Thursday, January 27, 2011

A Meditation on Dead Mothers (in Books I've Been Reading)

I omitted one vital thing when I was recapping my 2010 Year in Reading: I forgot to talk about the dead mothers. At the beginning of 2010, in my Very LeFreak review, I noted that
It seems like I've been reading a ton of books lately that feature dead mothers (despite my great dislike of that trope), so I'm making that statistic an official part of my book reviews for 2010. At the end of the year, we'll see if I managed to read more books with living mothers than dead.
(drumroll)

Reader, I did manage it! Only nineteen (40%) of the books I read featured a dead mother. You would think that it probably helped that I read some nonfiction and some romance novels, rather than all young adult or children's books, where it is expedient to get parents out of the way before the real action starts. However, if I consider only the YA and children's books that I read, the 40% statistic still holds true. And while nearly half of the books I read had dead mothers in them, there were only a few (I'm looking at you, Immortal Life of Henrietta Lacks) in which a mother's death was the pivotal point of the story. There were, however, three books in which at least two mothers died or were dead: The Scorpion, The Drowning City, and The Virgin Bride Said, "Wow!" Books in which it seemed likely that mothers would die, but surprised me by keeping them alive, included [Spoiler Alert for the remaining few] The Help and Catching Fire/Mockingjay.

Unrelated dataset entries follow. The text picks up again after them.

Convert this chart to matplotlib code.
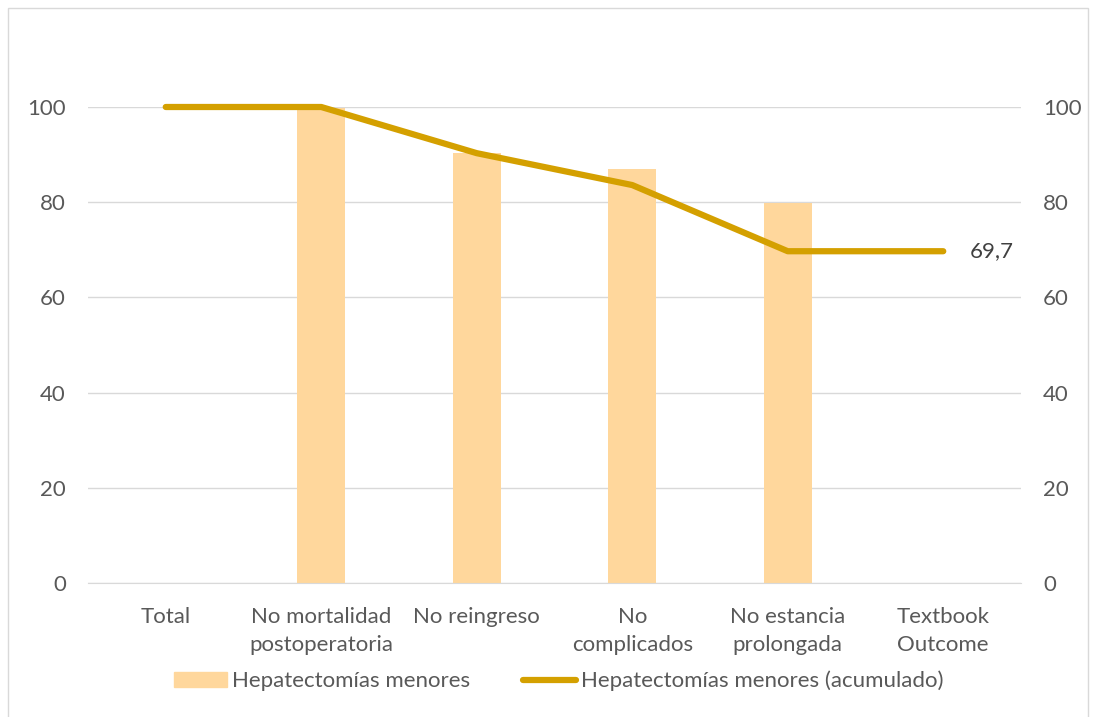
import matplotlib.pyplot as plt
from matplotlib.patches import Rectangle
from matplotlib.lines import Line2D

# datos
categorias = ["Total", "No mortalidad\npostoperatoria", "No reingreso",
              "No\ncomplicados", "No estancia\nprolongada", "Textbook\nOutcome"]
barras = [None, 99.8, 90.4, 87.0, 79.8, None]
acumulado = [100, 100, 90.3, 83.6, 69.7, 69.7]
etiqueta_final = "69,7"
ticks_y = [0, 20, 40, 60, 80, 100]

color_barra = "#FFD79C"
color_linea = "#D4A000"
color_texto = "#595959"
fs = 16

plt.rcParams['font.family'] = ['Lato', 'DejaVu Sans']

fig = plt.figure(figsize=(10.93, 7.17), dpi=100)
ax = fig.add_axes([88 / 1093, 1 - 583 / 717, (1021 - 88) / 1093, (583 - 107) / 717])

x = list(range(len(categorias)))
bx = [i for i, v in zip(x, barras) if v is not None]
bv = [v for v in barras if v is not None]
ax.bar(bx, bv, width=0.31, color=color_barra, zorder=2)
ax.plot(x, acumulado, color=color_linea, lw=4.5, solid_capstyle="round",
        clip_on=False, zorder=3)
ax.text(x[-1] + 0.17, acumulado[-1], etiqueta_final, ha="left", va="center",
        fontsize=fs, color="#404040")

ax.set_xlim(-0.5, len(categorias) - 0.5)
ax.set_ylim(0, 100)
ax.set_yticks(ticks_y)
ax.grid(axis="y", color="#D9D9D9", lw=1, zorder=0)
for s in ["top", "left", "right"]:
    ax.spines[s].set_visible(False)
ax.spines["bottom"].set_color("#D9D9D9")
ax.set_xticks(x)
ax.set_xticklabels(categorias, fontsize=fs, color=color_texto, linespacing=1.5)
ax.tick_params(axis="x", length=0, pad=17)
ax.tick_params(axis="y", length=0, pad=16, labelsize=fs, labelcolor=color_texto)

# eje derecho
ax2 = ax.twinx()
ax2.set_ylim(0, 100)
ax2.set_yticks(ticks_y)
for s in ["top", "left", "right", "bottom"]:
    ax2.spines[s].set_visible(False)
ax2.tick_params(axis="y", length=0, pad=16, labelsize=fs, labelcolor=color_texto)

# leyenda
handles = [Rectangle((0, 0), 1, 1, color=color_barra),
           Line2D([0], [0], color=color_linea, lw=4.5, solid_capstyle="round")]
fig.legend(handles, ["Hepatectomías menores", "Hepatectomías menores (acumulado)"],
           loc="center", bbox_to_anchor=(0.511, 1 - 681 / 717), ncol=2, frameon=False,
           fontsize=fs, labelcolor=color_texto, handlelength=2.4, handletextpad=0.2,
           columnspacing=2.4)

# borde del gráfico
fig.patches.append(Rectangle((8 / 1093, -0.01), 1080 / 1093, 1 - 8 / 717 + 0.01,
                             transform=fig.transFigure, fill=False,
                             edgecolor="#D9D9D9", lw=1))

fig.savefig("out.png", dpi=100)
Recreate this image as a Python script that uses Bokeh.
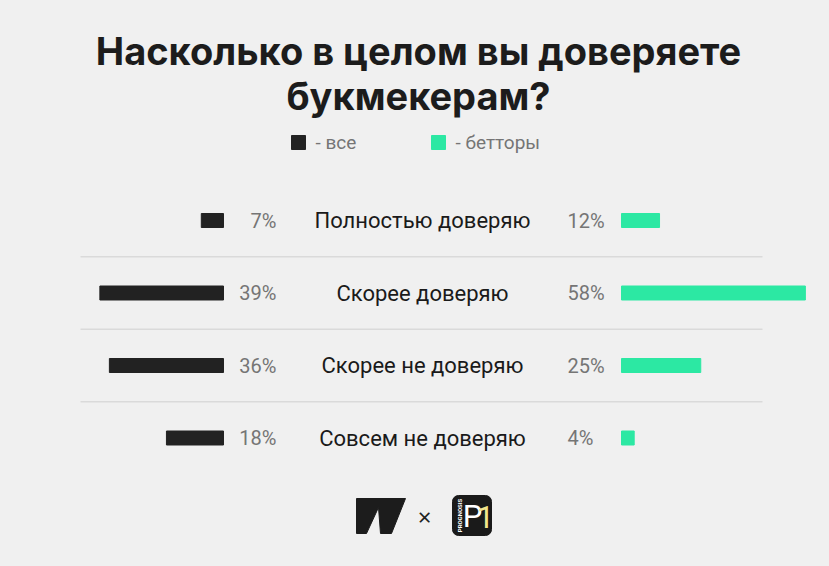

As I read, I refined my definition of "dead mother"--as a statistic--to mean books in which the existence of a dead mother had some material bearing on the plot or a main character's growth. There were some books (The City & The City or Above Temptation, for example) where it simply was not mentioned whether the main character had parents at all, much less whether they were alive.

In conclusion, I feel that it is vitally important for me to keep recording this statistic as I read. I obviously need to expand my sample size as much as I can by reading as many books as possible in 2011 (that may possibly have been my goal anyway) that are chosen through my usual random selection process. I am a big fan of completely non-scientific and subjective studies that require me to read for fun. On a more serious note, as I have said before, it's a good thing for me to have to deal with the uncomfortable emotion that can be caused by the "dead mother" trope. I have a feeling that my own mother would have read silly posts like this one and smiled.

Meditation Index

2 comments:

Kristi said...

I am sure she would. :)

Kara Schaff Dean said...

I have similar issues with books about Dad fathers....

I blogged about this issue myself at the end of 2010, because I happened to read a string of books with dead mothers in them. I decided that in children's literature it is better to have no parents left alive at all. For some reason it is far less traumatic than having one surviving parent. Go figure.